In its final meeting of the year, the Reserve Bank of Australia has again raised interest rates by 25bps bringing the target cash rate to 3.1%. Australian 2- and 10- year Government bond yields rose this month by 35bps and 52bps, respectively. The rise in bond yields resulted in almost every fixed income sector being in the red, resulting in the Bloomberg AusBond Composite 0+ Yr Index to return -2.06% over the course of the month.
The Australian unemployment rate however remains steady, supporting the growth outlook of the economy.
Globally, fixed income markets show a similar story, with US 10-year Bond yields up 27bps while US 90 Day T-Bill Yields remained relatively steady. On their December 14 meeting, The Federal Reserve raised the target federal funds rate to 4.25%-4.50%, with a rate hike of 50bps.
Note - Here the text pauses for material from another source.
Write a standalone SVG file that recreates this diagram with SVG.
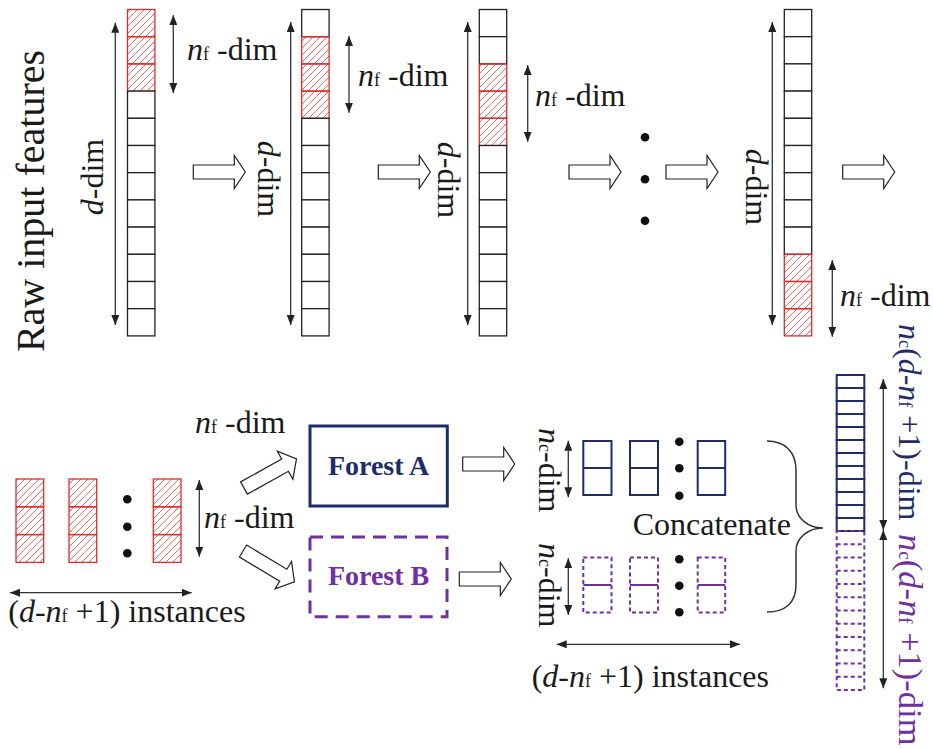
<svg xmlns="http://www.w3.org/2000/svg" width="933" height="749" viewBox="0 0 933 749" font-family="'Liberation Serif', 'DejaVu Serif', serif">
<defs>
<pattern id="hatch" patternUnits="userSpaceOnUse" width="7" height="7">
<path d="M0,7 L7,0 M-1,1 L1,-1 M6,8 L8,6" stroke="#e35a5a" stroke-width="0.9"/>
</pattern>
<marker id="ah" viewBox="0 0 10 8" refX="10" refY="4" markerWidth="10" markerHeight="8" markerUnits="userSpaceOnUse" orient="auto-start-reverse"><path d="M0,0 L10,4 L0,8 z" fill="#222"/></marker>
<polygon id="ba" points="0,-7 41,-7 41,-16.5 52,0 41,16.5 41,7 0,7"/>
<polygon id="bd" points="0,-7 47,-7 47,-16 60,0 47,16 47,7 0,7"/>
</defs>
<style>
text{font-family:'Liberation Serif','DejaVu Serif',serif}
.t{font-size:32px;fill:#1a1a1a}
.i{font-style:italic}
.s{font-size:18px;font-style:normal}
.c{fill:#fff;stroke:#222;stroke-width:1.3}
.r{fill:url(#hatch);stroke:#e02b2b;stroke-width:1.3}
.dim{stroke:#333;stroke-width:1.3;fill:none}
.blk{fill:#fff;stroke:#222;stroke-width:1.2}
.nv{fill:#fff;stroke:#1f2d66;stroke-width:2}
.pu{fill:none;stroke:#7030a0;stroke-width:2;stroke-dasharray:4 3}
.dot{fill:#111}
</style>
<rect width="933" height="749" fill="#fff"/>

<g id="raw-label">
<text class="t" style="font-size:40px" text-anchor="middle" transform="translate(44,201) rotate(-90)">Raw input features</text>
</g>

<g id="col1">
<rect class="r" x="127.5" y="9.5" width="27.4" height="27.2"/>
<rect class="r" x="127.5" y="36.7" width="27.4" height="27.2"/>
<rect class="r" x="127.5" y="63.9" width="27.4" height="27.2"/>
<rect class="c" x="127.5" y="91.1" width="27.4" height="27.2"/>
<rect class="c" x="127.5" y="118.3" width="27.4" height="27.2"/>
<rect class="c" x="127.5" y="145.5" width="27.4" height="27.2"/>
<rect class="c" x="127.5" y="172.7" width="27.4" height="27.2"/>
<rect class="c" x="127.5" y="199.9" width="27.4" height="27.2"/>
<rect class="c" x="127.5" y="227.1" width="27.4" height="27.2"/>
<rect class="c" x="127.5" y="254.3" width="27.4" height="27.2"/>
<rect class="c" x="127.5" y="281.5" width="27.4" height="27.2"/>
<rect class="c" x="127.5" y="308.7" width="27.4" height="27.2"/>
<text class="t" text-anchor="middle" transform="translate(103,177) rotate(-90)"><tspan class="i">d</tspan>-dim</text>
<text class="t" x="187" y="60"><tspan class="i">n</tspan><tspan class="s">f</tspan> -dim</text>
</g>

<g id="col2">
<rect class="c" x="301.7" y="9.5" width="27.4" height="27.2"/>
<rect class="r" x="301.7" y="36.7" width="27.4" height="27.2"/>
<rect class="r" x="301.7" y="63.9" width="27.4" height="27.2"/>
<rect class="r" x="301.7" y="91.1" width="27.4" height="27.2"/>
<rect class="c" x="301.7" y="118.3" width="27.4" height="27.2"/>
<rect class="c" x="301.7" y="145.5" width="27.4" height="27.2"/>
<rect class="c" x="301.7" y="172.7" width="27.4" height="27.2"/>
<rect class="c" x="301.7" y="199.9" width="27.4" height="27.2"/>
<rect class="c" x="301.7" y="227.1" width="27.4" height="27.2"/>
<rect class="c" x="301.7" y="254.3" width="27.4" height="27.2"/>
<rect class="c" x="301.7" y="281.5" width="27.4" height="27.2"/>
<rect class="c" x="301.7" y="308.7" width="27.4" height="27.2"/>
<text class="t" text-anchor="middle" transform="translate(258,179) rotate(90)"><tspan class="i">d</tspan>-dim</text>
<text class="t" x="358" y="86"><tspan class="i">n</tspan><tspan class="s">f</tspan> -dim</text>
</g>

<g id="col3">
<rect class="c" x="479.3" y="9.5" width="27.4" height="27.2"/>
<rect class="c" x="479.3" y="36.7" width="27.4" height="27.2"/>
<rect class="r" x="479.3" y="63.9" width="27.4" height="27.2"/>
<rect class="r" x="479.3" y="91.1" width="27.4" height="27.2"/>
<rect class="r" x="479.3" y="118.3" width="27.4" height="27.2"/>
<rect class="c" x="479.3" y="145.5" width="27.4" height="27.2"/>
<rect class="c" x="479.3" y="172.7" width="27.4" height="27.2"/>
<rect class="c" x="479.3" y="199.9" width="27.4" height="27.2"/>
<rect class="c" x="479.3" y="227.1" width="27.4" height="27.2"/>
<rect class="c" x="479.3" y="254.3" width="27.4" height="27.2"/>
<rect class="c" x="479.3" y="281.5" width="27.4" height="27.2"/>
<rect class="c" x="479.3" y="308.7" width="27.4" height="27.2"/>
<text class="t" text-anchor="middle" transform="translate(438,180) rotate(90)"><tspan class="i">d</tspan>-dim</text>
<text class="t" x="535" y="106"><tspan class="i">n</tspan><tspan class="s">f</tspan> -dim</text>
</g>

<g id="top-dots">
<circle class="dot" cx="645" cy="137.3" r="4.3"/>
<circle class="dot" cx="645" cy="179.3" r="4.3"/>
<circle class="dot" cx="645" cy="220.7" r="4.3"/>
</g>

<g id="col4">
<rect class="c" x="784.3" y="9.5" width="27.4" height="27.2"/>
<rect class="c" x="784.3" y="36.7" width="27.4" height="27.2"/>
<rect class="c" x="784.3" y="63.9" width="27.4" height="27.2"/>
<rect class="c" x="784.3" y="91.1" width="27.4" height="27.2"/>
<rect class="c" x="784.3" y="118.3" width="27.4" height="27.2"/>
<rect class="c" x="784.3" y="145.5" width="27.4" height="27.2"/>
<rect class="c" x="784.3" y="172.7" width="27.4" height="27.2"/>
<rect class="c" x="784.3" y="199.9" width="27.4" height="27.2"/>
<rect class="c" x="784.3" y="227.1" width="27.4" height="27.2"/>
<rect class="r" x="784.3" y="254.3" width="27.4" height="27.2"/>
<rect class="r" x="784.3" y="281.5" width="27.4" height="27.2"/>
<rect class="r" x="784.3" y="308.7" width="27.4" height="27.2"/>
<text class="t" text-anchor="middle" transform="translate(746,187) rotate(90)"><tspan class="i">d</tspan>-dim</text>
<text class="t" x="840" y="306"><tspan class="i">n</tspan><tspan class="s">f</tspan> -dim</text>
</g>

<g id="instances-in">
<rect class="r" x="16" y="479" width="27.7" height="27.8"/>
<rect class="r" x="16" y="506.8" width="27.7" height="27.8"/>
<rect class="r" x="16" y="534.6" width="27.7" height="27.8"/>
<rect class="r" x="69" y="479" width="27.7" height="27.8"/>
<rect class="r" x="69" y="506.8" width="27.7" height="27.8"/>
<rect class="r" x="69" y="534.6" width="27.7" height="27.8"/>
<rect class="r" x="153.3" y="479" width="27.7" height="27.8"/>
<rect class="r" x="153.3" y="506.8" width="27.7" height="27.8"/>
<rect class="r" x="153.3" y="534.6" width="27.7" height="27.8"/>
<circle class="dot" cx="127.3" cy="499.3" r="4.3"/>
<circle class="dot" cx="127.3" cy="526.7" r="4.3"/>
<circle class="dot" cx="127.3" cy="553.3" r="4.3"/>
<text class="t" x="204" y="528"><tspan class="i">n</tspan><tspan class="s">f</tspan> -dim</text>
<text class="t" x="195" y="433"><tspan class="i">n</tspan><tspan class="s">f</tspan> -dim</text>
<text class="t" x="8.3" y="621.7">(<tspan class="i">d</tspan>-<tspan class="i">n</tspan><tspan class="s">f</tspan> +1) instances</text>
</g>

<g id="forest-a">
<rect x="310" y="426" width="137.3" height="80" fill="#fff" stroke="#1f2d66" stroke-width="3"/>
<text class="t" x="378.6" y="475" text-anchor="middle" style="font-size:28px;font-weight:bold;fill:#1f2d66">Forest A</text>
</g>

<g id="forest-b">
<rect x="310" y="537" width="137" height="79.7" fill="#fff" stroke="#7030a0" stroke-width="3" stroke-dasharray="13 8"/>
<text class="t" x="378.6" y="585" text-anchor="middle" style="font-size:28px;font-weight:bold;fill:#7030a0">Forest B</text>
</g>

<g id="out-a">
<rect class="nv" x="583.3" y="441" width="28.2" height="54"/>
<line x1="583.3" y1="468" x2="611.5" y2="468" stroke="#1f2d66" stroke-width="2"/>
<rect class="nv" x="630" y="441" width="28" height="54"/>
<line x1="630" y1="468" x2="658" y2="468" stroke="#1f2d66" stroke-width="2"/>
<rect class="nv" x="697.7" y="441" width="27.5" height="54"/>
<line x1="697.7" y1="468" x2="725.2" y2="468" stroke="#1f2d66" stroke-width="2"/>
<circle class="dot" cx="679.3" cy="441.7" r="4.3"/>
<circle class="dot" cx="679.3" cy="468.3" r="4.3"/>
<circle class="dot" cx="679.3" cy="495.7" r="4.3"/>
<text class="t" transform="translate(539,428) rotate(90)"><tspan class="i">n</tspan><tspan class="s">c</tspan>-dim</text>
</g>

<g id="out-b">
<rect class="pu" x="583.3" y="557.5" width="28.2" height="55"/>
<line x1="583.3" y1="585" x2="611.5" y2="585" stroke="#7030a0" stroke-width="2"/>
<rect class="pu" x="630" y="557.5" width="28" height="55"/>
<line x1="630" y1="585" x2="658" y2="585" stroke="#7030a0" stroke-width="2"/>
<rect class="pu" x="697.7" y="557.5" width="27.5" height="55"/>
<line x1="697.7" y1="585" x2="725.2" y2="585" stroke="#7030a0" stroke-width="2"/>
<circle class="dot" cx="679.3" cy="559.3" r="4.3"/>
<circle class="dot" cx="679.3" cy="585.7" r="4.3"/>
<circle class="dot" cx="679.3" cy="612.3" r="4.3"/>
<text class="t" transform="translate(539,543) rotate(90)"><tspan class="i">n</tspan><tspan class="s">c</tspan>-dim</text>
<text class="t" x="531.7" y="687.3">(<tspan class="i">d</tspan>-<tspan class="i">n</tspan><tspan class="s">f</tspan> +1) instances</text>
</g>

<g id="concat">
<text class="t" x="632.7" y="535">Concatenate</text>
<path d="M767,441 C785,441 796,452 796,470 L796,505 C796,518 808,528 823,528 C808,528 796,538 796,551 L796,585 C796,603 785,612 767,612" fill="none" stroke="#333" stroke-width="1.5"/>
</g>

<g id="final-vector">
<rect class="nv" x="836.7" y="375" width="27.6" height="13"/>
<rect class="nv" x="836.7" y="388" width="27.6" height="13"/>
<rect class="nv" x="836.7" y="401" width="27.6" height="13"/>
<rect class="nv" x="836.7" y="414" width="27.6" height="13"/>
<rect class="nv" x="836.7" y="427" width="27.6" height="13"/>
<rect class="nv" x="836.7" y="440" width="27.6" height="13"/>
<rect class="nv" x="836.7" y="453" width="27.6" height="13"/>
<rect class="nv" x="836.7" y="466" width="27.6" height="13"/>
<rect class="nv" x="836.7" y="479" width="27.6" height="13"/>
<rect class="nv" x="836.7" y="492" width="27.6" height="13"/>
<rect class="nv" x="836.7" y="505" width="27.6" height="13"/>
<rect class="nv" x="836.7" y="518" width="27.6" height="13"/>
<rect class="pu" x="836.7" y="531" width="27.6" height="159"/>
<path class="pu" d="M836.7,544.25 H864.3 M836.7,557.5 H864.3 M836.7,570.75 H864.3 M836.7,584 H864.3 M836.7,597.25 H864.3 M836.7,610.5 H864.3 M836.7,623.75 H864.3 M836.7,637 H864.3 M836.7,650.25 H864.3 M836.7,663.5 H864.3 M836.7,676.75 H864.3"/>
<text class="t" style="fill:#1f2d66" transform="translate(899,324) rotate(90)"><tspan class="i">n</tspan><tspan class="s">c</tspan>(<tspan class="i">d</tspan>-<tspan class="i">n</tspan><tspan class="s">f</tspan> +1)-dim</text>
<text class="t" style="fill:#7030a0;font-size:34.5px" transform="translate(899,534) rotate(90)"><tspan class="i">n</tspan><tspan class="s" style="font-size:19px">c</tspan>(<tspan class="i">d</tspan>-<tspan class="i">n</tspan><tspan class="s" style="font-size:19px">f</tspan> +1)-dim</text>
</g>

<g id="connectors">
<line class="dim" x1="115.3" y1="22.7" x2="115.3" y2="325" marker-start="url(#ah)" marker-end="url(#ah)"/>
<line class="dim" x1="173.3" y1="15" x2="173.3" y2="93" marker-start="url(#ah)" marker-end="url(#ah)"/>
<line class="dim" x1="290.7" y1="22" x2="290.7" y2="325" marker-start="url(#ah)" marker-end="url(#ah)"/>
<line class="dim" x1="349" y1="36" x2="349" y2="112.7" marker-start="url(#ah)" marker-end="url(#ah)"/>
<line class="dim" x1="467.7" y1="22" x2="467.7" y2="325" marker-start="url(#ah)" marker-end="url(#ah)"/>
<line class="dim" x1="527.7" y1="65" x2="527.7" y2="141.7" marker-start="url(#ah)" marker-end="url(#ah)"/>
<line class="dim" x1="772.3" y1="22" x2="772.3" y2="325" marker-start="url(#ah)" marker-end="url(#ah)"/>
<line class="dim" x1="832.3" y1="260" x2="832.3" y2="336.7" marker-start="url(#ah)" marker-end="url(#ah)"/>
<line class="dim" x1="199.3" y1="480" x2="199.3" y2="556.7" marker-start="url(#ah)" marker-end="url(#ah)"/>
<line class="dim" x1="10" y1="592.7" x2="191.7" y2="592.7" marker-start="url(#ah)" marker-end="url(#ah)"/>
<line class="dim" x1="568.3" y1="440.7" x2="568.3" y2="497.3" marker-start="url(#ah)" marker-end="url(#ah)"/>
<line class="dim" x1="568.3" y1="558.3" x2="568.3" y2="615" marker-start="url(#ah)" marker-end="url(#ah)"/>
<line class="dim" x1="556.7" y1="644.3" x2="740" y2="644.3" marker-start="url(#ah)" marker-end="url(#ah)"/>
<line class="dim" x1="883.3" y1="379" x2="883.3" y2="530" marker-start="url(#ah)" marker-end="url(#ah)"/>
<line class="dim" x1="883.3" y1="530" x2="883.3" y2="688.3" marker-start="url(#ah)" marker-end="url(#ah)"/>
<use href="#ba" class="blk" transform="translate(193.3,172)"/>
<use href="#ba" class="blk" transform="translate(378.3,172)"/>
<use href="#ba" class="blk" transform="translate(569,172)"/>
<use href="#ba" class="blk" transform="translate(666,172)"/>
<use href="#ba" class="blk" transform="translate(842.7,172)"/>
<use href="#ba" class="blk" transform="translate(462.7,464)"/>
<use href="#ba" class="blk" transform="translate(459.3,579)"/>
<use href="#bd" class="blk" transform="translate(244,488) rotate(-29)"/>
<use href="#bd" class="blk" transform="translate(243,551) rotate(31)"/>
</g>
</svg>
REIT’s (listed property securities)
Local and Global REITs sold off during December following two positive months. Domestically, the A-REITs index (represented by the S&P/ASX 200 A-REIT Accumulation Index) ended the month -4.1% lower. The index has returned –20.5% on a total return basis YTD to 31 December. Global REITs outperformed the local REITs index, albeit still experiencing a drawdown of –3.8% during the month. Domestically, infrastructure (represented by the S&P/ASX Infrastructure Index) has followed the trend in A-REITs, returning –1.44% in December bringing YTD performance down to 18.5%.
December was relatively quiet across the A-REITs sector. Some activity includes Dexus (ASX: DXS) announcing the sale of six properties with combined proceeds of $483m, two of which were trading properties. Centuria Industrial REIT (ASX: CIP) announced the settlement of a 50% interest in a portfolio of eight existing CIP assets for $180.9m to an investment vehicle sponsored by Morgan Stanley Real Estate Investing.
The Australian residential property market experienced a –1.2% change month on month in December represented by Core Logic’s five capital city aggregate. Brisbane (-1.4%), Sydney (-1.4%), and Melbourne (-1.2%) were the worst performers. Perth (+0.2%) was the only city within the five to advance. The %YoY change for Core Logic’s five capital city aggregate as of 31 December 2022 is –7.1%.